(Stated problem):
Retype nothing but the lines from the start of the material up to and including the line with "const B21 = 'bold 21px ' + SERIF;". Pictures don't belong in the copy.

(Data):

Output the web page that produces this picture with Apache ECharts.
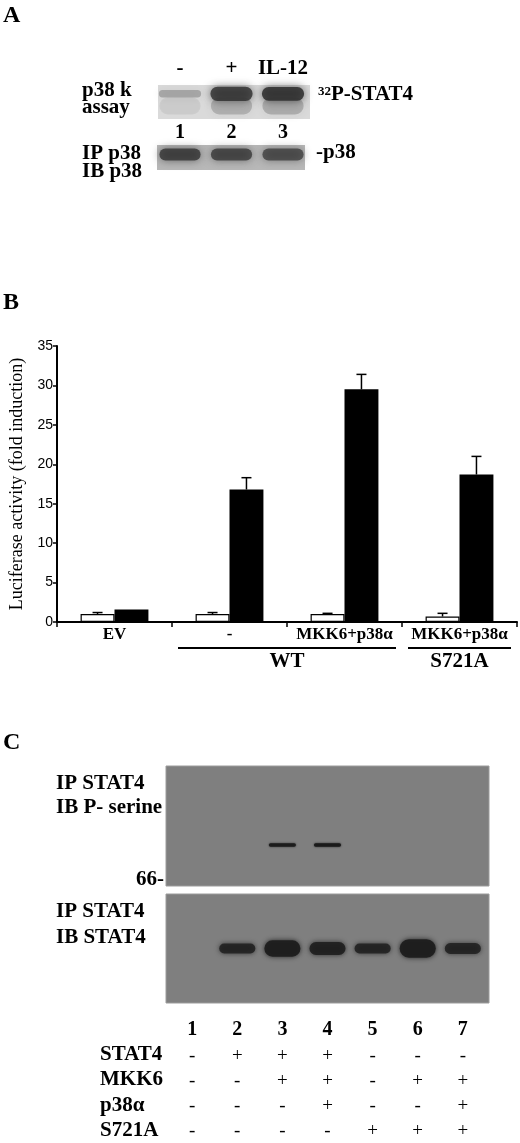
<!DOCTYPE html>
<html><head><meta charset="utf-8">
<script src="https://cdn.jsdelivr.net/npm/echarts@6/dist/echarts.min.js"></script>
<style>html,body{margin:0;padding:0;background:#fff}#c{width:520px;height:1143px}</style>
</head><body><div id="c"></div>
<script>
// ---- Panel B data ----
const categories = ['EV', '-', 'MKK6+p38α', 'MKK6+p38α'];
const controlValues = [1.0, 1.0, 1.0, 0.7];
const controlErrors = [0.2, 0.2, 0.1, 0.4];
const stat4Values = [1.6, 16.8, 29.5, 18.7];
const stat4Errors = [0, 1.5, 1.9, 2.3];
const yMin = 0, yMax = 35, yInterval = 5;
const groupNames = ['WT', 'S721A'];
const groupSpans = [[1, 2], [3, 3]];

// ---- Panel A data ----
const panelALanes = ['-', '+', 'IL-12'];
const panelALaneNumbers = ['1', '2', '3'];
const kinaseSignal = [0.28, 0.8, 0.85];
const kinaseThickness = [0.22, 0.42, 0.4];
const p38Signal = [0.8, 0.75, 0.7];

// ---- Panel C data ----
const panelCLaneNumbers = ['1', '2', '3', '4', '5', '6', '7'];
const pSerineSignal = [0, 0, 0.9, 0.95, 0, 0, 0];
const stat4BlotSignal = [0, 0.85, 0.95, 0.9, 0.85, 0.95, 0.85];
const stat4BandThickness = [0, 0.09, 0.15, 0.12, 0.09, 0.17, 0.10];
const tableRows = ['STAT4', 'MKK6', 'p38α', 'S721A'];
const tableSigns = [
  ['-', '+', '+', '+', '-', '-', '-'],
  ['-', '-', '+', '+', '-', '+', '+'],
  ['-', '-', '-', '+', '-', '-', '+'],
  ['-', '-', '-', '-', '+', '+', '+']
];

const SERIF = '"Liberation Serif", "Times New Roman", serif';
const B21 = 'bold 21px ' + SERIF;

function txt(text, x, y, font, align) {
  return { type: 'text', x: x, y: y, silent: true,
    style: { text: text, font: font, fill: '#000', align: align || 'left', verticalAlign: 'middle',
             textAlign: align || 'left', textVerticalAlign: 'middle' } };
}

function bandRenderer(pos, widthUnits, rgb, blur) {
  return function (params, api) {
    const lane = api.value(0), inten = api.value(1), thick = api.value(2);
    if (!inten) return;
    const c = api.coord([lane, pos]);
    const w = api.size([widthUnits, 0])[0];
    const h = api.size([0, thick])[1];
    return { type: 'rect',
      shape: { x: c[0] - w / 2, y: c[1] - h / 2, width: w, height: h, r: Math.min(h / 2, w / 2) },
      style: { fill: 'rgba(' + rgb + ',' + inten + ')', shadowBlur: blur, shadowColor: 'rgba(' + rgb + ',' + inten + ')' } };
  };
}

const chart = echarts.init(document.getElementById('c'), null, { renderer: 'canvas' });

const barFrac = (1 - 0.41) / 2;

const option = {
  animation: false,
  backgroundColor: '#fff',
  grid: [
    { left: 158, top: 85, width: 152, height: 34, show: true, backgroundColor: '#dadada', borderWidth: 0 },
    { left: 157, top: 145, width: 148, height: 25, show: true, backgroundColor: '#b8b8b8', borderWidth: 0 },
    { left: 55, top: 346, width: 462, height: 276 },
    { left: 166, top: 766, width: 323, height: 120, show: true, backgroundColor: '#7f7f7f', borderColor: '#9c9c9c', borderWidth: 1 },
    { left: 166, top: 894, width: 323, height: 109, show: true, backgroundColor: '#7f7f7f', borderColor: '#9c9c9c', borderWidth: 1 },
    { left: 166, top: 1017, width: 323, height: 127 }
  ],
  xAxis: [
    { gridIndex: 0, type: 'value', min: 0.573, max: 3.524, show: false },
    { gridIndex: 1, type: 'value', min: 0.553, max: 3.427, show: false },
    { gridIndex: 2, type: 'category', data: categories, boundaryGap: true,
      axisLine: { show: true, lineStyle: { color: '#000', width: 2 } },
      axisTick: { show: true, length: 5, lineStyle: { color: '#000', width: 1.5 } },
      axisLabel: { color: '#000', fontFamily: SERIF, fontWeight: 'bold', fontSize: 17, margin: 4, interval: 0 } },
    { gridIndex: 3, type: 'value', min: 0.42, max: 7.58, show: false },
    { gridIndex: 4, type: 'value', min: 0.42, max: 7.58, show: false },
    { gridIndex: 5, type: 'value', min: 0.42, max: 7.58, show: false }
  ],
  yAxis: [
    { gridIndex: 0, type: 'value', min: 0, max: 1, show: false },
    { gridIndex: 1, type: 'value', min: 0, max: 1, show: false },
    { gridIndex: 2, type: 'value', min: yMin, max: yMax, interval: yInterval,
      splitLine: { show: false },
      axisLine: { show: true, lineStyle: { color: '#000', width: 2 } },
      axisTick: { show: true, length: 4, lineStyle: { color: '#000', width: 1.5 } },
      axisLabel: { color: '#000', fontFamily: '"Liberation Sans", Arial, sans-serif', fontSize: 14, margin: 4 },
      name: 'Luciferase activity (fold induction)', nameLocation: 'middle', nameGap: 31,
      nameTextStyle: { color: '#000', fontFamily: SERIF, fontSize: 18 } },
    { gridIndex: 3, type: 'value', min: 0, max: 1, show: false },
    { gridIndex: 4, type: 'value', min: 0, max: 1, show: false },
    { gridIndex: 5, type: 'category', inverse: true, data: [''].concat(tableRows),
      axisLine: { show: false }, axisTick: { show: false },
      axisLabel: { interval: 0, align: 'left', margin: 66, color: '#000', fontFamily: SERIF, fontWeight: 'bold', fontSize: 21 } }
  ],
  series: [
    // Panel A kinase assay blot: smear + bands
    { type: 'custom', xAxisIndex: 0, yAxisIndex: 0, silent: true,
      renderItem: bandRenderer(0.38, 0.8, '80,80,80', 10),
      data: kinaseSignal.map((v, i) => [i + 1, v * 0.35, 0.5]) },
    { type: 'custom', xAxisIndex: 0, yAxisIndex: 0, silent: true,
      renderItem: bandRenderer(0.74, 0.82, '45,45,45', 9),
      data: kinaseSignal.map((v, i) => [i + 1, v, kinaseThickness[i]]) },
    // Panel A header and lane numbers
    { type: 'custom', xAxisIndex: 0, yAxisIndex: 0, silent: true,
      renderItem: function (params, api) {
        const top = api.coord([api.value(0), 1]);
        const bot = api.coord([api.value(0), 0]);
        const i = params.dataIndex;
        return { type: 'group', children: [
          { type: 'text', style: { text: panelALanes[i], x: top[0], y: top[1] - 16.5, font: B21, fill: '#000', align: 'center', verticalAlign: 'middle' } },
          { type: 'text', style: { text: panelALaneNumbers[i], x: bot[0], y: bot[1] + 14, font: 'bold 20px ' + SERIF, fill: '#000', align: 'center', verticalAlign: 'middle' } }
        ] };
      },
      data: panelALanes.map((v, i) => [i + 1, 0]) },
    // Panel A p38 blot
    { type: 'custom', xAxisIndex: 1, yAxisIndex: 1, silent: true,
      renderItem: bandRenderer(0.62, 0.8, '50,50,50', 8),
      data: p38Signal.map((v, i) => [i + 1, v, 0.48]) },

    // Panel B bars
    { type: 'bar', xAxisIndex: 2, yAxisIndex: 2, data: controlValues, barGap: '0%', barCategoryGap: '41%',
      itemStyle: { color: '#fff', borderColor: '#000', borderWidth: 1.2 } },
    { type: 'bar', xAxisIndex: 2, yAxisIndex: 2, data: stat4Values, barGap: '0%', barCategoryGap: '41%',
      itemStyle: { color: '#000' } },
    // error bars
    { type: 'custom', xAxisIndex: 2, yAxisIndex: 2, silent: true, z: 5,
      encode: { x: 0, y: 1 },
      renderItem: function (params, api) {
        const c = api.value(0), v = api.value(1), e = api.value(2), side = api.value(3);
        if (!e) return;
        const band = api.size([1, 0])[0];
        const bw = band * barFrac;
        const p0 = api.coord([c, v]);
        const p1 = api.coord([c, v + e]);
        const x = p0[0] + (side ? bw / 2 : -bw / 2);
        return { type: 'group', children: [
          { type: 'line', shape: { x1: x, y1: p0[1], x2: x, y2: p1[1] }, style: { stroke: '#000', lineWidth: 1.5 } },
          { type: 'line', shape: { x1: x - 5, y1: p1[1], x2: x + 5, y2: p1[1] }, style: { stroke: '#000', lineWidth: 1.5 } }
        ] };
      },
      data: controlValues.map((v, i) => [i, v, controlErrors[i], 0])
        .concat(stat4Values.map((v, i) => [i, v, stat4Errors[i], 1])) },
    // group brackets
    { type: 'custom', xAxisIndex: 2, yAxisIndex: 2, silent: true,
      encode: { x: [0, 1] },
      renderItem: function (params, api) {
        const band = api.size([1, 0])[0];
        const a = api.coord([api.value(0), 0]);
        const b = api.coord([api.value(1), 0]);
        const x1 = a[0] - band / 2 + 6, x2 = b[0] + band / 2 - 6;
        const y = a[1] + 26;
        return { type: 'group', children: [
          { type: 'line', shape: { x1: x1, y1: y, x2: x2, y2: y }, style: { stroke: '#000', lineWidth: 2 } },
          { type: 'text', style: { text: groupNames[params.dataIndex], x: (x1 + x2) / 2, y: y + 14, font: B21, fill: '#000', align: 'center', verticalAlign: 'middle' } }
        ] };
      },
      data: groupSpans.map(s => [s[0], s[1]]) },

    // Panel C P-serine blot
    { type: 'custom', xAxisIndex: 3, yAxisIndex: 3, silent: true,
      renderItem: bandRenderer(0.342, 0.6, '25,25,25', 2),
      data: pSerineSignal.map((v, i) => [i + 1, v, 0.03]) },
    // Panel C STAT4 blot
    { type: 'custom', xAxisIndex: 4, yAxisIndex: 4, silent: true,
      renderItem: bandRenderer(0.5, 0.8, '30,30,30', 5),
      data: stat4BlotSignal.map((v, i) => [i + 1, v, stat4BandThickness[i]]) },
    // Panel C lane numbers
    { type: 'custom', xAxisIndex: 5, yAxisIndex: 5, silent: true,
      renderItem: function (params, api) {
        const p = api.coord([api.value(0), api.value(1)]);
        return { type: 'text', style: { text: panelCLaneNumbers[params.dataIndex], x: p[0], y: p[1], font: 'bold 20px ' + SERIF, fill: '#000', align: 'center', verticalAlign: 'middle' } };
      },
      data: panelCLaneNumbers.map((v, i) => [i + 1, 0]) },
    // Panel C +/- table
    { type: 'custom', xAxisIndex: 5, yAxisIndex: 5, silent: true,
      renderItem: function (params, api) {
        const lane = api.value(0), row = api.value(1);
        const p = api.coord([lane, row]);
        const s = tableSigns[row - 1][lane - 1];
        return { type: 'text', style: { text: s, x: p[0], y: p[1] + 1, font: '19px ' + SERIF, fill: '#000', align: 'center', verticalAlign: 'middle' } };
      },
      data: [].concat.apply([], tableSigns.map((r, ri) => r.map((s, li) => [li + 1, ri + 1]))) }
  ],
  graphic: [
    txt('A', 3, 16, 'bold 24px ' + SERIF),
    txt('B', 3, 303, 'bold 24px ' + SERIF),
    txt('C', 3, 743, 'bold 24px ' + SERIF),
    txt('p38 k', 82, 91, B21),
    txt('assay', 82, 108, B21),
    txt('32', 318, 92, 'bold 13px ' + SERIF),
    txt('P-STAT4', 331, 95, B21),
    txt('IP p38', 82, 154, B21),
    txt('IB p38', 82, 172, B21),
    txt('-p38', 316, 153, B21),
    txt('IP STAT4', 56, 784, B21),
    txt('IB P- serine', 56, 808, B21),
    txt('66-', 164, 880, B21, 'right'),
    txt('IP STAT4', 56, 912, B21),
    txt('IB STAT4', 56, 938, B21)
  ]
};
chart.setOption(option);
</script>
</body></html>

(In response):
Output the web page that produces this picture with Apache ECharts.
<!DOCTYPE html>
<html><head><meta charset="utf-8">
<script src="https://cdn.jsdelivr.net/npm/echarts@6/dist/echarts.min.js"></script>
<style>html,body{margin:0;padding:0;background:#fff}#c{width:520px;height:1143px}</style>
</head><body><div id="c"></div>
<script>
// ---- Panel B data ----
const categories = ['EV', '-', 'MKK6+p38α', 'MKK6+p38α'];
const controlValues = [1.0, 1.0, 1.0, 0.7];
const controlErrors = [0.2, 0.2, 0.1, 0.4];
const stat4Values = [1.6, 16.8, 29.5, 18.7];
const stat4Errors = [0, 1.5, 1.9, 2.3];
const yMin = 0, yMax = 35, yInterval = 5;
const groupNames = ['WT', 'S721A'];
const groupSpans = [[1, 2], [3, 3]];

// ---- Panel A data ----
const panelALanes = ['-', '+', 'IL-12'];
const panelALaneNumbers = ['1', '2', '3'];
const kinaseSignal = [0.28, 0.8, 0.85];
const kinaseThickness = [0.22, 0.42, 0.4];
const p38Signal = [0.8, 0.75, 0.7];

// ---- Panel C data ----
const panelCLaneNumbers = ['1', '2', '3', '4', '5', '6', '7'];
const pSerineSignal = [0, 0, 0.9, 0.95, 0, 0, 0];
const stat4BlotSignal = [0, 0.85, 0.95, 0.9, 0.85, 0.95, 0.85];
const stat4BandThickness = [0, 0.09, 0.15, 0.12, 0.09, 0.17, 0.10];
const tableRows = ['STAT4', 'MKK6', 'p38α', 'S721A'];
const tableSigns = [
  ['-', '+', '+', '+', '-', '-', '-'],
  ['-', '-', '+', '+', '-', '+', '+'],
  ['-', '-', '-', '+', '-', '-', '+'],
  ['-', '-', '-', '-', '+', '+', '+']
];

const SERIF = '"Liberation Serif", "Times New Roman", serif';
const B21 = 'bold 21px ' + SERIF;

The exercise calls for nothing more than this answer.